After all that I am pretty sick of my book. I love it but I need to let it sit and rest for a week or so. Then I read it again and hope I don’t have to use my pen. Most of the time I do find more things to fix. When I start taking out commas that I put in on the previous edit, I know I’m done. Then I mail it to my editor and she and I go through a few more edits together. I hope I am lucky enough to have the same editor I’ve had for the last several books, because I have gotten good at anticipating what she’ll have problems with, and she’s always right.
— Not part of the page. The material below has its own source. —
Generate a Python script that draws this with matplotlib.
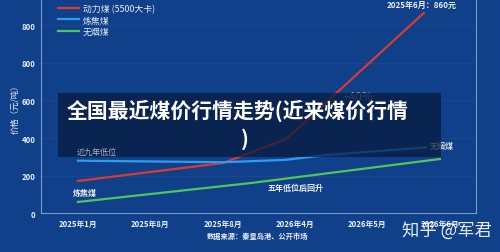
import matplotlib

matplotlib.use("Agg")
import matplotlib.pyplot as plt
from matplotlib.patches import Rectangle

plt.rcParams["font.family"] = ["Noto Sans CJK SC", "DejaVu Sans"]

# x positions in month-tick units (0 = first tick)
months = ["2025年1月", "2025年8月", "2025年8月", "2026年4月", "2026年5月", "2026年6月"]
y_ticks = [0, 200, 400, 600, 800, 1000]
y_tick_labels = ["0", "200", "400", "600", "800", "800"]

power_x = [0, 2.01, 2.88, 4.78]
power_y = [171, 267, 395, 1067]
coking_x = [0, 2.01, 2.85, 3.43, 4.81]
coking_y = [279, 271, 283, 309, 350]
anthracite_x = [0, 2.39, 5.0]
anthracite_y = [59, 160, 288]

BG = "#10408a"
RED = "#d83a34"
BLUE = "#2b9ef2"
GREEN = "#52c45c"
TXT = "#e8eef8"

fig = plt.figure(figsize=(5.0, 2.53), dpi=100, facecolor=BG)
ax = fig.add_axes([0.082, 0.154, 0.870, 0.846], facecolor=BG)

ax.plot(power_x, power_y, color=RED, lw=1.6, zorder=3, label="动力煤 (5500大卡)")
ax.plot(coking_x, coking_y, color=BLUE, lw=1.6, zorder=3, label="炼焦煤")
ax.plot(anthracite_x, anthracite_y, color=GREEN, lw=1.6, zorder=3, label="无烟煤")

ax.set_xlim(-0.51, 5.5)
ax.set_ylim(0, 1141)
ax.set_xticks(range(len(months)))
ax.set_xticklabels(months, fontsize=5.6, color=TXT, fontweight="bold")
ax.set_yticks(y_ticks)
ax.set_yticklabels(y_tick_labels, fontsize=5.6, color=TXT, fontweight="bold")
ax.tick_params(length=0, pad=4)
ax.set_ylabel("价格（元/吨）", fontsize=6, color=TXT, labelpad=2)
ax.grid(axis="y", color="#2a5498", lw=0.6, alpha=0.5)

ax.spines["top"].set_visible(False)
for side in ("left", "bottom", "right"):
    ax.spines[side].set_color("#7d9bcc")
    ax.spines[side].set_linewidth(0.8)

leg = ax.legend(loc="upper left", bbox_to_anchor=(0.02, 1.015), frameon=False,
                fontsize=6.4, handlelength=2.4, handletextpad=0.4, labelspacing=0.3)
for t in leg.get_texts():
    t.set_color(TXT)

# annotations on the chart
ax.text(4.26, 1110, "2025年6月：860元", fontsize=5.8, color=TXT, fontweight="bold",
        ha="left", va="center")
ax.text(3.65, 622, "+40%", fontsize=8.5, color="#8c9bb5", ha="left", va="center", zorder=1)
ax.text(-0.07, 112, "炼焦煤", fontsize=5.8, color=TXT, fontweight="bold", ha="left", va="center")
ax.text(2.62, 139, "五年低位后回升", fontsize=5.8, color=TXT, fontweight="bold", ha="left", va="center")
ax.text(4.86, 362, "无烟煤", fontsize=5.8, color="#d0d8e6", fontweight="bold", ha="left", va="center")

# dark title overlay
fig.patches.append(Rectangle((58 / 500, 1 - 158 / 253), (441 - 58) / 500, (158 - 94) / 253,
                             transform=fig.transFigure, facecolor="#071a3c", alpha=0.72,
                             edgecolor="none", zorder=5))
fig.text(67 / 500, 1 - 111 / 253, "全国最近煤价行情走势(近来煤价行情", fontsize=15,
         color="white", fontweight="bold", ha="left", va="center", zorder=7)
fig.text(245 / 500, 1 - 139 / 253, ")", fontsize=15, color="white", fontweight="bold",
         ha="center", va="center", zorder=7)
fig.text(77 / 500, 1 - 152 / 253, "近九年低位", fontsize=5.8, color="#a9b3c4",
         ha="left", va="center", zorder=7)

fig.text(258 / 500, 1 - 236 / 253, "数据来源：秦皇岛港、公开市场", fontsize=5.2, color=TXT,
         fontweight="bold", ha="center", va="center")
fig.text(447 / 500, 1 - 231 / 253, "知乎 @军君", fontsize=12.5, color="white", alpha=0.9,
         ha="center", va="center")

fig.savefig("out.png", dpi=100, facecolor=BG)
If there’s a way to not be messy in revision, I have not found it. The most difficult thing is to dive in when it’s just chaos in a stack of paper. It feels good when I tame all that down to pretty folders for research, old drafts, current pages, critique group, to-be-revised and my favorite, finished chapters. I have a free download of my writing manual on the landing page here. I used it for my students when I taught creative writing. There’s a chapter on revision. I should probably read that myself.